There's nothing particularly strange about homotopy groups or homology groups having a countable infinity of generators (unless the manifold is compact, as said in the comment of @LordSharktheUnknown).

For example the ladder surface is the boundary of a regular neighborhood in $\mathbb R^3 = \mathbb R^2 \times \mathbb R$ of
$$\bigl((\mathbb R \times \{0,1\}) \cup (\mathbb Z \times [0,1])\bigr) \times \{0\}
$$
The ladder surface has countably generated $\pi_1$ and $H_1$, but neither is finitely generated. Perhaps an even simpler example is $\mathbb R^2$ minus the radius $1/3$ balls centered at the points of $\mathbb Z \times \{0\}$.

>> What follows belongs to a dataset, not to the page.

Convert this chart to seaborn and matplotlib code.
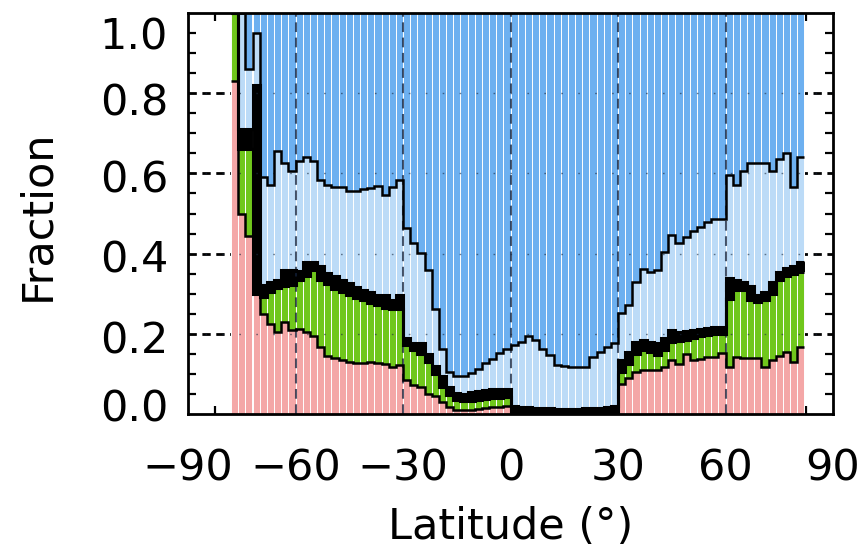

Here's a general fact along these lines. Connected smooth manifolds are usually required by definition to be paracompact (this is unnecessary for Riemann surfaces, which are *proved* to be paracompact by Rado's Theorem). One can then use a partition of unity argument to prove that there is a "good open covering" by open sets homeomorphic to balls which is locally finite and such that any finite subset of the covering intersects in either the empty set or a subset homeomorphic to a ball. By applying combination theorems (e.g. Van Kampen's theorem for $\pi_1$ and the Mayer Vietoris theorem for $H_n$, perhaps coupled with direct limit arguments) one can then conclude that $\pi_1$ and each $H_n$ have countable generating sets (any of them could, nonetheless, still be finitely generated). By applying somewhat deeper combination theorems one can also prove that the higher homotopy groups $\pi_n$ have countable generating sets.